Over 40 works dating from 1972 to the present, which in some cases the artist has grouped together in themed constellations, allow the visitor to experience the sheer complexity and singularity of his oeuvre. The title Auto-Theatre underlines the performative, interactive dimension of his work. According to Franz West his Passstücke (Adaptives) are sculptures as it were that one can pick up and use to gesticulate however one sees fit. West has also extended this dialogue with the viewer to include his furniture sculptures, which he has produced since the mid-eighties and which unravel the boundaries between the visual and the applied arts. Since the nineties he has worked increasingly with others artists, such as for instance Michelangelo Pistoletto (Spiegel in Kabine mit Passstücken = Mirror in Cubicle with Adaptives) and Heimo Zobernig (Auto Sex).

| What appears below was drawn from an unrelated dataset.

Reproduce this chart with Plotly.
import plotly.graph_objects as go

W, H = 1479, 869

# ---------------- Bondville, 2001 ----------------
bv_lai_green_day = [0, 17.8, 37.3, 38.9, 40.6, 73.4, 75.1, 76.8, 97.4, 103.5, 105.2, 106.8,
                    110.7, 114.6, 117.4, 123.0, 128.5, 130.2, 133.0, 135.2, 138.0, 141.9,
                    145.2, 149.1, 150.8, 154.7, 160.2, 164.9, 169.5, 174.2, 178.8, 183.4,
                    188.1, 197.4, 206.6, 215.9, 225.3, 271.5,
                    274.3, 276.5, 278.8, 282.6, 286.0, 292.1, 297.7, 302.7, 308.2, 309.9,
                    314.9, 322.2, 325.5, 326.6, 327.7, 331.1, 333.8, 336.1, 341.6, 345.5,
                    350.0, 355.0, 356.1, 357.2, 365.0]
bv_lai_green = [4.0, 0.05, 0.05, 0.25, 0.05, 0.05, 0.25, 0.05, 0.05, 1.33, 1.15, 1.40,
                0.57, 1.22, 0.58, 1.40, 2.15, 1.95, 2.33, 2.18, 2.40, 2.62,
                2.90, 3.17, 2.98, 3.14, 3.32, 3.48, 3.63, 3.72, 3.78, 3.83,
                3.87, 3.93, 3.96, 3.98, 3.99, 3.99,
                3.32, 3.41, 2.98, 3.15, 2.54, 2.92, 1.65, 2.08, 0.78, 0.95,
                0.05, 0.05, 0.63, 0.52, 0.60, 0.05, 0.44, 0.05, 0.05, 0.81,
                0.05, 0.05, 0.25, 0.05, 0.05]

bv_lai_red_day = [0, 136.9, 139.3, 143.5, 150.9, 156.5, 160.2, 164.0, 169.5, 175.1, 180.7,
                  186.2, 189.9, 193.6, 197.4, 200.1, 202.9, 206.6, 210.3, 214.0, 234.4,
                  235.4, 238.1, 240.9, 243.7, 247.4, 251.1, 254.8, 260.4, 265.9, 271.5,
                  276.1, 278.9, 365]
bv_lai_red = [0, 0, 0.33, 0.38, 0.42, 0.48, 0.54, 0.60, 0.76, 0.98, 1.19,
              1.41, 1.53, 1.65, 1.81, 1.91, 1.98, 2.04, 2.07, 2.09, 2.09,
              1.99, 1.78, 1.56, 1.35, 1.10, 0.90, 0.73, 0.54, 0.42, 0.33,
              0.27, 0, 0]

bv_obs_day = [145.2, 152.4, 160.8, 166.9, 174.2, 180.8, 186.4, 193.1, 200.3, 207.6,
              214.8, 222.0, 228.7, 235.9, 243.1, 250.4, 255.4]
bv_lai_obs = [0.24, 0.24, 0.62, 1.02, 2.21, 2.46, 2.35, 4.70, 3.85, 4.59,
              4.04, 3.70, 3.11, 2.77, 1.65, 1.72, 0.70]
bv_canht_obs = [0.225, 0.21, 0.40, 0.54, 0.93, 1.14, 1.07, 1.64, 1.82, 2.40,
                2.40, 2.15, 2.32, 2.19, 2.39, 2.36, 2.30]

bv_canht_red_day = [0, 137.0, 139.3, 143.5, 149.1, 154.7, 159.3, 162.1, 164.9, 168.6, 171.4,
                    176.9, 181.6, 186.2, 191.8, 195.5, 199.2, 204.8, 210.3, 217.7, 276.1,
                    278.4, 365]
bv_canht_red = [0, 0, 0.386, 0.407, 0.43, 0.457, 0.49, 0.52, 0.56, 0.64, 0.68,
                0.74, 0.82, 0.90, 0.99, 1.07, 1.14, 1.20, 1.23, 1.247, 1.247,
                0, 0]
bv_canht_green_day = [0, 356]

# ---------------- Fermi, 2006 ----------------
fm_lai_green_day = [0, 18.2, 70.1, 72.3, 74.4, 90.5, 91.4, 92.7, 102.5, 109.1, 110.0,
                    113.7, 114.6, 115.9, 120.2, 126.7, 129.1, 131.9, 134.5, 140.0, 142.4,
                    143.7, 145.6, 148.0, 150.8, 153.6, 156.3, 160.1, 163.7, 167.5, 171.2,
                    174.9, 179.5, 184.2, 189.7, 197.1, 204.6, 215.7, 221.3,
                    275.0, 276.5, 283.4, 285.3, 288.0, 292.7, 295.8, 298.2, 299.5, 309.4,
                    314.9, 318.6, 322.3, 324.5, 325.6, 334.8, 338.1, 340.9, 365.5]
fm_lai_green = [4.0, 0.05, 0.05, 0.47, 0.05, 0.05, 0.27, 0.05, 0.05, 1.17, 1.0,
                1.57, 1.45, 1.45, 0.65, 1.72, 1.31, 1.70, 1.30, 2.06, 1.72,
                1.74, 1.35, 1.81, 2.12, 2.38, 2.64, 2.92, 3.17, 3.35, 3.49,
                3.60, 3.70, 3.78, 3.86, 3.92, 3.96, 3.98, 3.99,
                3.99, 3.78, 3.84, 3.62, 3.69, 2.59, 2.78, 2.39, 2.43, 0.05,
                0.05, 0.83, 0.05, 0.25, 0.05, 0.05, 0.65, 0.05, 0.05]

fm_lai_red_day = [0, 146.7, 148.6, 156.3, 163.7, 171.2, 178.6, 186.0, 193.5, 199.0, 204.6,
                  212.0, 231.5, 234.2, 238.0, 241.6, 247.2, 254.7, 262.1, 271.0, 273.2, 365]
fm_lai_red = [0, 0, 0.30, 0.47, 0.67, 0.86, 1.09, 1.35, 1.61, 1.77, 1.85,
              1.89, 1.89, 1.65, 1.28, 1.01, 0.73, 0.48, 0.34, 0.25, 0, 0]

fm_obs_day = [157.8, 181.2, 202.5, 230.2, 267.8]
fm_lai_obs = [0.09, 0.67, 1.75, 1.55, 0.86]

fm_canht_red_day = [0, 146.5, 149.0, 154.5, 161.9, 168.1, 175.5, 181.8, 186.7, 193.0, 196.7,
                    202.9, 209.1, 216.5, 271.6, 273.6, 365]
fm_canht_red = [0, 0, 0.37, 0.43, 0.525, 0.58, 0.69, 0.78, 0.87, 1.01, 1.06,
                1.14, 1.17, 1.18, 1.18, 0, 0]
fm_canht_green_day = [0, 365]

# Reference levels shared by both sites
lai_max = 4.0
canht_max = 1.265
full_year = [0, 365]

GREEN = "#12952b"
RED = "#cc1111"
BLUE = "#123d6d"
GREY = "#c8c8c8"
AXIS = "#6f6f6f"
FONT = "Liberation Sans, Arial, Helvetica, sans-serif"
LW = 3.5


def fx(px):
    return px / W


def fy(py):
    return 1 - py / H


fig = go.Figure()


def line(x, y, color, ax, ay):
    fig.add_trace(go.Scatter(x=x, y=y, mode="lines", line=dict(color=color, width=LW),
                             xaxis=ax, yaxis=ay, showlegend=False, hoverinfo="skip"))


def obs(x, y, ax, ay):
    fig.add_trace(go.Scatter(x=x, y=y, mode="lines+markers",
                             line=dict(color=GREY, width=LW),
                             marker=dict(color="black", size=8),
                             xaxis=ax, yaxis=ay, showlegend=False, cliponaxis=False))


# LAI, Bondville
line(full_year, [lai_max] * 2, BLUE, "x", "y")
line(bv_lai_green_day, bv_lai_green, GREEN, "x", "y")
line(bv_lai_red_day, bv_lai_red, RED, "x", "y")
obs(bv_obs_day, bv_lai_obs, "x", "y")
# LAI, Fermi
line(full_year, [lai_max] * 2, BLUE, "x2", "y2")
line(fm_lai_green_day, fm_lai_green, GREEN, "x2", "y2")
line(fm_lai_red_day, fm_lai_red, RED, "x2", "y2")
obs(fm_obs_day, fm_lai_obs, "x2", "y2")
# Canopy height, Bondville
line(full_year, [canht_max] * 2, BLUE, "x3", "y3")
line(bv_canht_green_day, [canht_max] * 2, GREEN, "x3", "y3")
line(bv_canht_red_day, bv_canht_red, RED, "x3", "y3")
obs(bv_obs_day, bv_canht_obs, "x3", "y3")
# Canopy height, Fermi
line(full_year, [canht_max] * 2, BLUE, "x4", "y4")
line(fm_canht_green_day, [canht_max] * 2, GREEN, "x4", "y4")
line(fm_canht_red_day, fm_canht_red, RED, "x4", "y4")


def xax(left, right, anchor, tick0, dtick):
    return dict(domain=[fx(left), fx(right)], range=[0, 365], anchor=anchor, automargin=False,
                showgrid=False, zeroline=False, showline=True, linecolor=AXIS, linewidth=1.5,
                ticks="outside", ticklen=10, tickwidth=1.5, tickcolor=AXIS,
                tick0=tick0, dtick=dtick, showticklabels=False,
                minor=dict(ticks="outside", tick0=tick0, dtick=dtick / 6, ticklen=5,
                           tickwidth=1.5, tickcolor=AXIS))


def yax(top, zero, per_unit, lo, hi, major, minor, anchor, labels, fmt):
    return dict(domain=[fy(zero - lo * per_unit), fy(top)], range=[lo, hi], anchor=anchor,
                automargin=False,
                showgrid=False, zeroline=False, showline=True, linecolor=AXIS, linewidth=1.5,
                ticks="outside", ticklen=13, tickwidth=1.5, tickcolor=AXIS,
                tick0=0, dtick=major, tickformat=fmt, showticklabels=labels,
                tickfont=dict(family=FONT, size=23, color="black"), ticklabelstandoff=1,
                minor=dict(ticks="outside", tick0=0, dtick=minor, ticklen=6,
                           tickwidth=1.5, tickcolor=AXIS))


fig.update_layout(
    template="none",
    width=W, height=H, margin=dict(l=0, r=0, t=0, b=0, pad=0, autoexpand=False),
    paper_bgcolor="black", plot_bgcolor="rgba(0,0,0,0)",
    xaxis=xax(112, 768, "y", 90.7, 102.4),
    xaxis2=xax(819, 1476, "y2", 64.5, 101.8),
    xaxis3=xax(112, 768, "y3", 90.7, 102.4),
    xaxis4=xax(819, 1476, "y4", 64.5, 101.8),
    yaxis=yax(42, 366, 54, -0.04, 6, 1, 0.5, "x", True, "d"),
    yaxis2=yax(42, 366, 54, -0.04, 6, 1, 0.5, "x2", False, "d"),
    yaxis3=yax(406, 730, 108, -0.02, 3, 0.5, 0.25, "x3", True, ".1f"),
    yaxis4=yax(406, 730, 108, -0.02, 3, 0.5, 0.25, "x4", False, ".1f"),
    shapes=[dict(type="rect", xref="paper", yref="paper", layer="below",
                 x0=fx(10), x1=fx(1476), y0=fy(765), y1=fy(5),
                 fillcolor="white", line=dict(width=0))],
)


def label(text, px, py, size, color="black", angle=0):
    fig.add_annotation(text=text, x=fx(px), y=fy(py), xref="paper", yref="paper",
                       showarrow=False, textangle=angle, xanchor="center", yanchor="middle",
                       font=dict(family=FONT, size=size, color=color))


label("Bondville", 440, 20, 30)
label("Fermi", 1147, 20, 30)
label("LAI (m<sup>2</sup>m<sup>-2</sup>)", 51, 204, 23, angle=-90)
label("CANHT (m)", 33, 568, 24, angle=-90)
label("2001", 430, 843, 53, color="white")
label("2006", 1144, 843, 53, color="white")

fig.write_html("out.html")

The exhibition has been devised in close collaboration with the artist and will present his works in new combinations and in new contexts. In addition three monumental sculptures will be set up in the gallery spaces and in the immediate vicinity of the museum.
Franz Wests links with Cologne go back many years. In 1981 Kasper König showed Wests Adapatives for the first time in the exhibition Westkunst. In 1998 the Gesellschaft für moderne Kunst am Museum Ludwig awarded Franz West the Wolfgang Hahn Prize and purchased his Kantine for the museum. Already in 2001 the museum arranged for a Franz West installation to be exhibited on a short-term basis as part of the Museum of our Wishes - Kasper Königs first exhibition at Museum Ludwig. This was followed in 2006 by the museum purchasing the work Plural (2006). Which all means that Franz West s retrospective Auto-Theatre constitutes a logical progression in the museums enduring interest in this artist.
The loans come both from the artists studio and internationally renowned museums and private collections, including the Galerie für zeitgenössische Kunst Leipzig, the Generali Foundation, Mumok Wien, the Essl Collection, Kunstsammlung NRW, Centre Pompidou, the Grässlin Collection, Anton and Annick Herbert to name but a few.
The exhibition will move on in May 2010 to Madre in Naples and in September 2010 to Kunsthaus Graz.